Finding the Steady State Solution for a RLC circuit

[Furbishkov]

Homework Statement

An ideal AC voltage source generating an emf V (t) = V0 cosωt is connected in series with a resistance R, an inductance L, and a capacitance C.

a) Find the steady-state solution for the charge, q(ω,t), which is of the form q0(ω)cos(ωt− δ(ω)).

b) Find the steady-state current in the circuit, I(ω,t).

Homework Equations

q0(ω)cos(ωt− δ(ω)).

The Attempt at a Solution

From Kirchoff's voltage rule ; q = cVocosωt -cLq(double dot) - cRq(single dot)

But I am unsure how to get from there to a steady-state solution with the things I am given. I understand that once I get "a" I will need to derive it to get "b".

 

[Mark44]

Homework Statement

An ideal AC voltage source generating an emf V (t) = V0 cosωt is connected in series with a resistance R, an inductance L, and a capacitance C.

a) Find the steady-state solution for the charge, q(ω,t), which is of the form q0(ω)cos(ωt− δ(ω)).

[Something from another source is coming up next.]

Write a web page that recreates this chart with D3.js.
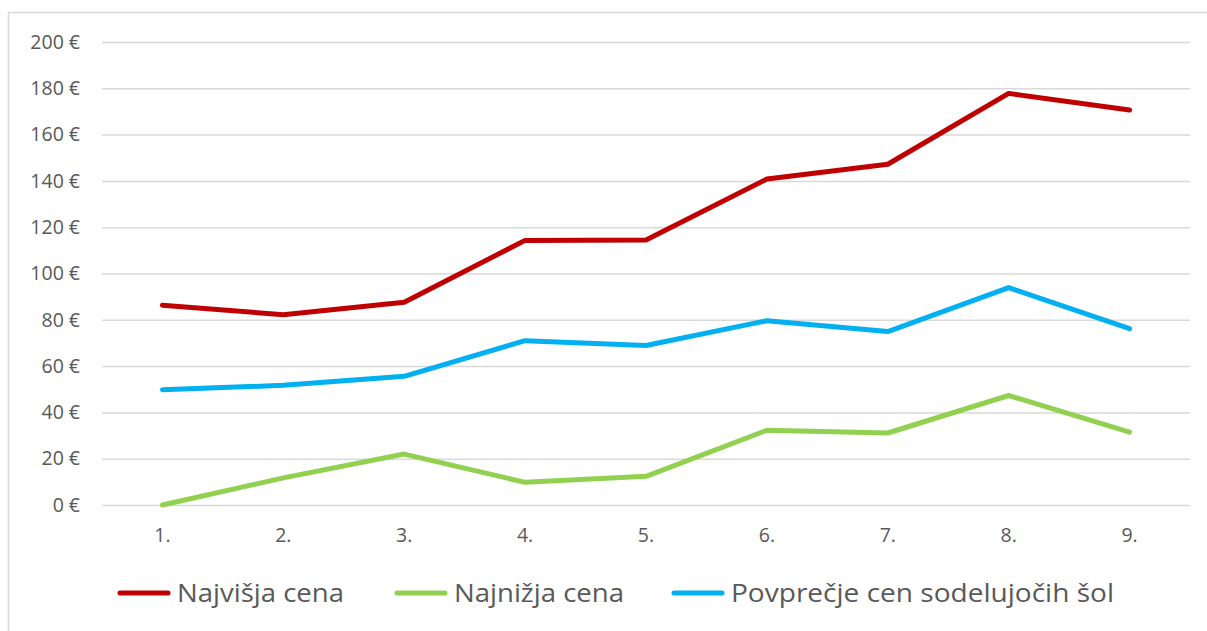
<!DOCTYPE html>
<html>
<head>
<meta charset="utf-8">
<script src="https://cdn.jsdelivr.net/npm/d3@7"></script>
<style>
  body { margin: 0; background: #fff; }
  svg text { font-family: "Open Sans", "Noto Sans", sans-serif; fill: #595959; }
</style>
</head>
<body>
<svg id="chart"></svg>
<script>
// data
const categories = ["1.", "2.", "3.", "4.", "5.", "6.", "7.", "8.", "9."];
const najvisja = [86.3, 82.2, 87.6, 114.3, 114.5, 140.8, 147.2, 177.8, 170.6];
const najnizja = [0, 11.7, 22, 9.8, 12.4, 32.3, 31.1, 47.3, 31.5];
const povprecje = [49.8, 51.7, 55.6, 71, 68.9, 79.6, 74.9, 93.9, 76.2];
const yTicks = [0, 20, 40, 60, 80, 100, 120, 140, 160, 180, 200];

const series = [
  {name: "Najvišja cena", values: najvisja, col: "#C00000"},
  {name: "Najnižja cena", values: najnizja, col: "#92D050"},
  {name: "Povprečje cen sodelujočih šol", values: povprecje, col: "#00B0F0"}
];

function main() {
  const width = 1207, height = 631;
  const plot = {left: 102, right: 1190, top: 42, bottom: 505};

  const svg = d3.select("#chart")
    .attr("width", width)
    .attr("height", height);

  // chart frame
  svg.append("rect")
    .attr("x", 8.5).attr("y", 12.5)
    .attr("width", 1210).attr("height", 640)
    .attr("fill", "none")
    .attr("stroke", "#d9d9d9")
    .attr("stroke-width", 1.5);

  const x = d3.scaleBand()
    .domain(categories)
    .range([plot.left, plot.right]);

  const y = d3.scaleLinear()
    .domain([0, 200])
    .range([plot.bottom, plot.top]);

  // gridlines + y labels
  const yAxis = svg.append("g")
    .attr("transform", `translate(${plot.left},0)`)
    .call(d3.axisLeft(y).tickValues(yTicks)
      .tickSize(-(plot.right - plot.left))
      .tickPadding(22)
      .tickFormat(d => d + " €"));
  yAxis.select(".domain").remove();
  yAxis.selectAll("line").attr("stroke", "#d9d9d9").attr("stroke-width", 1.5);
  yAxis.selectAll("text")
    .attr("font-size", 19.5)
    .style("fill", "#595959");

  // x labels
  const xAxis = svg.append("g")
    .attr("transform", `translate(0,${plot.bottom})`)
    .call(d3.axisBottom(x).tickSize(0).tickPadding(23));
  xAxis.select(".domain").remove();
  xAxis.selectAll("text")
    .attr("font-size", 19.5)
    .style("fill", "#595959");

  const line = d3.line()
    .x((d, i) => x(categories[i]) + x.bandwidth() / 2)
    .y(d => y(d));

  svg.append("g")
    .selectAll("path")
    .data(series)
    .enter()
    .append("path")
      .attr("d", d => line(d.values))
      .attr("fill", "none")
      .attr("stroke", d => d.col)
      .attr("stroke-width", 5)
      .attr("stroke-linejoin", "round")
      .attr("stroke-linecap", "round");

  // legend
  const legX = [120, 397, 674];
  const leg = svg.append("g")
    .selectAll("g")
    .data(series)
    .enter()
    .append("g")
      .attr("transform", (d, i) => `translate(${legX[i]},593)`);
  leg.append("line")
    .attr("x1", 0).attr("x2", 48)
    .attr("stroke", d => d.col)
    .attr("stroke-width", 5)
    .attr("stroke-linecap", "round");
  leg.append("text")
    .attr("x", 57)
    .attr("dy", "0.35em")
    .attr("font-size", 25)
    .attr("textLength", (d, i) => [167, 170, 383][i])
    .attr("lengthAdjust", "spacingAndGlyphs")
    .text(d => d.name);
}

window.addEventListener("load", main);
</script>
</body>
</html>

b) Find the steady-state current in the circuit, I(ω,t).

Homework Equations

q0(ω)cos(ωt− δ(ω)).

The Attempt at a Solution

From Kirchoff's voltage rule ; q = cVocosωt -cLq(double dot) - cRq(single dot)

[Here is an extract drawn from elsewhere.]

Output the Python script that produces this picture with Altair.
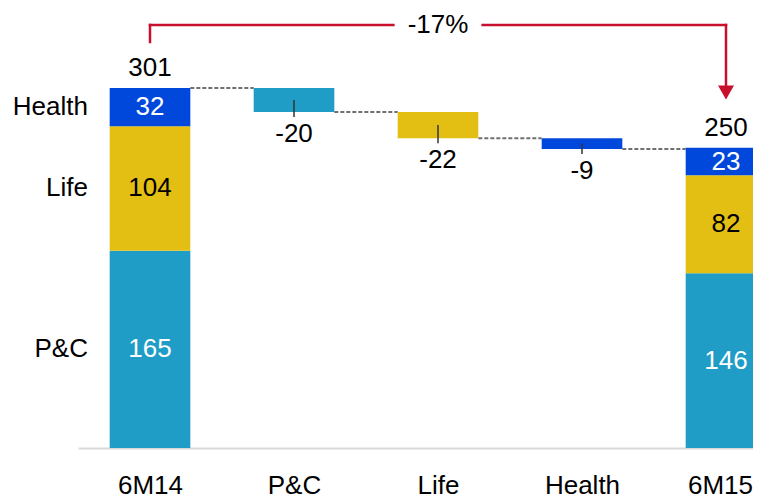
import json
import altair as alt
import pandas as pd

# ---- data ----
categories = ["6M14", "P&C", "Life", "Health", "6M15"]
segments = ["P&C", "Life", "Health"]
values_6m14 = [165, 104, 32]
values_6m15 = [146, 82, 23]
deltas = [-20, -22, -9]
totals = [301, 250]
seg_colors = ["#1F9DC6", "#E3BF14", "#0047DC"]
seg_text_colors = ["white", "black", "white"]

HALF = 0.28
FONT = "Liberation Sans"
FS = 26
RED = "#C8102E"

# stacked start / end bars
rows = []
for idx, vals in [(0, values_6m14), (4, values_6m15)]:
    base = 0
    for s, v, tc in zip(segments, vals, seg_text_colors):
        rows.append(dict(i=idx, xa=idx - HALF, xb=idx + HALF, seg=s, y0=base,
                         y1=base + v, mid=base + v / 2, label=str(v), tc=tc))
        base += v
stack_df = pd.DataFrame(rows)

# floating delta bars and connectors
level = totals[0]
drows = []
conn = [dict(xa=0 + HALF, xb=1 - HALF, y=level)]
for k, (s, d) in enumerate(zip(segments, deltas)):
    idx = k + 1
    drows.append(dict(i=idx, xa=idx - HALF, xb=idx + HALF, seg=s, y0=level,
                      y1=level + d, mid=level + d / 2, label=str(d)))
    level += d
    conn.append(dict(xa=idx + HALF, xb=idx + 1 - HALF, y=level))
delta_df = pd.DataFrame(drows)
conn_df = pd.DataFrame(conn)

total_df = pd.DataFrame(dict(i=[0, 4], top=[sum(values_6m14), sum(values_6m15)],
                             label=[str(t) for t in totals]))
left_df = stack_df[stack_df["i"] == 0][["i", "seg", "mid"]]

pct = round((totals[1] - totals[0]) / totals[0] * 100)
mid_i = (0 + 4) / 2
arrow_h = pd.DataFrame(dict(xa=[0, mid_i + 0.31], xb=[mid_i - 0.31, 4]))
arrow_l = pd.DataFrame(dict(x=[0]))
arrow_r = pd.DataFrame(dict(x=[4]))
pct_df = pd.DataFrame(dict(x=[mid_i], label=[f"{pct}%"]))

# ---- scales / axis ----
PLOT_W = 675
xs = alt.Scale(domain=[-0.5, PLOT_W / 144 - 0.5], nice=False, zero=False)
ys = alt.Scale(domain=[0, 359.5], nice=False, zero=False)
color = alt.Color("seg:N", scale=alt.Scale(domain=segments, range=seg_colors), legend=None)

label_expr = json.dumps(categories) + "[datum.value]"
last = len(categories) - 1
x_axis = alt.Axis(values=list(range(len(categories))), labelExpr=label_expr, ticks=False,
                  grid=False, domainColor="#D9D9D9", domainWidth=2, labelFontSize=FS,
                  labelColor="black", labelFont=FONT, labelPadding=24, title=None,
                  labelOverlap=False,
                  labelOffset={"expr": f"datum.value == {last} ? -6 : 0"})


def X(field):
    return alt.X(field, scale=xs, axis=x_axis)


def Y(field):
    return alt.Y(field, scale=ys, axis=None)


stack_bars = alt.Chart(stack_df).mark_bar(clip=True).encode(
    x=X("xa:Q"), x2="xb:Q", y=Y("y0:Q"), y2="y1:Q", color=color)

stack_text = alt.Chart(stack_df).mark_text(fontSize=FS, font=FONT, baseline="middle").encode(
    x=X("i:Q"), y=Y("mid:Q"), text="label:N", color=alt.Color("tc:N", scale=None))

delta_bars = alt.Chart(delta_df).mark_bar().encode(
    x=X("xa:Q"), x2="xb:Q", y=Y("y0:Q"), y2="y1:Q", color=color)

delta_ticks = alt.Chart(delta_df).mark_rule(color="#333333", strokeWidth=1.5, y2Offset=5).encode(
    x=X("i:Q"), y=Y("mid:Q"), y2="y1:Q")

delta_text = alt.Chart(delta_df).mark_text(fontSize=FS, font=FONT, dy=22, baseline="middle",
                                           color="black").encode(
    x=X("i:Q"), y=Y("y1:Q"), text="label:N")

connectors = alt.Chart(conn_df).mark_rule(strokeDash=[4, 2], color="#707070", strokeWidth=2).encode(
    x=X("xa:Q"), x2="xb:Q", y=Y("y:Q"))

total_text = alt.Chart(total_df).mark_text(fontSize=FS, font=FONT, dy=-20, baseline="middle",
                                           color="black").encode(
    x=X("i:Q"), y=Y("top:Q"), text="label:N")

left_text = alt.Chart(left_df).mark_text(fontSize=FS, font=FONT, dx=-62, align="right",
                                         baseline="middle", color="black").encode(
    x=X("i:Q"), y=Y("mid:Q"), text="seg:N")

arrow_horiz = alt.Chart(arrow_h).mark_rule(color=RED, strokeWidth=2.5, strokeCap="square").encode(
    x=X("xa:Q"), x2="xb:Q", y=alt.value(7))
arrow_left = alt.Chart(arrow_l).mark_rule(color=RED, strokeWidth=2.5, strokeCap="square").encode(
    x=X("x:Q"), y=alt.value(7), y2=alt.value(24))
arrow_right = alt.Chart(arrow_r).mark_rule(color=RED, strokeWidth=2.5, strokeCap="square").encode(
    x=X("x:Q"), y=alt.value(7), y2=alt.value(68))
arrow_head = alt.Chart(arrow_r).mark_point(shape="triangle-down", size=256, filled=True,
                                           color=RED, opacity=1).encode(
    x=X("x:Q"), y=alt.value(74.5))
pct_text = alt.Chart(pct_df).mark_text(fontSize=FS, font=FONT, baseline="middle",
                                       color="black").encode(
    x=X("x:Q"), y=alt.value(7), text="label:N")

chart = alt.layer(
    connectors, stack_bars, delta_bars, delta_ticks, stack_text, delta_text, total_text,
    left_text, arrow_horiz, arrow_left, arrow_right, arrow_head, pct_text
).properties(
    width=PLOT_W, height=430,
    padding={"left": 70, "top": 10, "right": 0, "bottom": 51},
    autosize="none",
).configure(font=FONT).configure_view(stroke=None)

chart.save("out.html", embed_options={"renderer": "svg", "actions": False})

I don't think the above is correct. From KVL, you get $V_R + V_L + V_C = v(t)$, where the left side represents the voltages across the resistor, the inductor, and the capacitor. The right side represents the voltage that is applied to the circuit.

Based on the KVL, the equation becomes
$Ri(t) + L\frac{di(t)}{dt} + \frac 1 C \int_{-\infty}^{\tau = t} i(\tau)d\tau = v(t)$
If you differentiate with respect to t, you get rid of the integral, producing
$R\dot{i} + L\ddot{i} + \frac 1 C i = v'(t)$
This equation can be rearranged and divided through by L, resulting in the following equation.
$\ddot{i} + \frac R L \dot{i} + \frac 1 {LC} i = \frac 1 L v'(t)$
The above is a second order differential equation that can be solved for i(t), from which you can get q(t) by antidifferentiating, since dq/dt = i.
$- cL\ddot{q} - cR\dot{q} + cV_0\cos(\omega t) = q$
The question now is, do you know how to solve 2nd order differential equations?

But I am unsure how to get from there to a steady-state solution with the things I am given. I understand that once I get "a" I will need to derive it to get "b".

 

[vela]

I don't think the above is correct. From KVL, you get $V_R + V_L + V_C = v(t)$, where the left side represents the voltages across the resistor, the inductor, and the capacitor. The right side represents the voltage that is applied to the circuit.

Actually, it looks correct if you assume $c$ is the same as $C$. Rearranging slightly yields
$$L \ddot{q} + R\dot{q} + \frac{1}{C} q = V_0 \cos \omega t,$$ which is KVL applied to the series RLC circuit.

 

[Furbishkov]

Thanks for the replies. My equation for KVL I wrote,
q = cVocosωt -cLq(double dot) - cRq(single dot)
is the same as yours with some rearranging.

I understand what the steady state represents as a non-transient state of oscillations. But, I am just stuck as to what am I suppose to do to get a steady-state solution from the equation we have above that was obtained from KVL.

 

[vela]

As Mark asked you, do you know how to solve a second-order differential equation? That's what you need to do.

 

[Furbishkov]

I have looked online and understand the general idea of solving a second-order differential equation, but I don't know what I am trying to solve for here and how it relates to the Steady-state equation.

 

[vela]

I have looked online and understand the general idea of solving a second-order differential equation, but I don't know what I am trying to solve for here and how it relates to the Steady-state equation.

Yet in your previous post, you said

I understand what the steady state represents as a non-transient state of oscillations.

In one breath, you're saying you know how to solve the problem, and in the next, you're saying you don't. It's a bit confusing as to where you're getting stuck.

When you solve a second-order differential equation, the solution will consist of two parts: $y_h$, the solution to the homogeneous differential equation, and $y_p$, the particular solution, which represents the response of the system to the forcing function. In physical systems, the homogeneous solution dies off; that is, $\lim_{t \to \infty} y_h = 0$. Its contribution doesn't persist, i.e., it's transient. The particular solution can stick around as long as the forcing function does. It represents the steady-state response of the system.

For example, suppose you have a step-input to an RC circuit where the capacitor is initially uncharged. KVL would yield the differential equation
$$RC \frac{dv_c}{dt} + v_c = V_0,$$ which has the solution $v_c(t) = V_0 (1 - e^{-t/RC}).$ The constant term in the solution is the steady-state solution while the exponential term, which dies off, is the transient.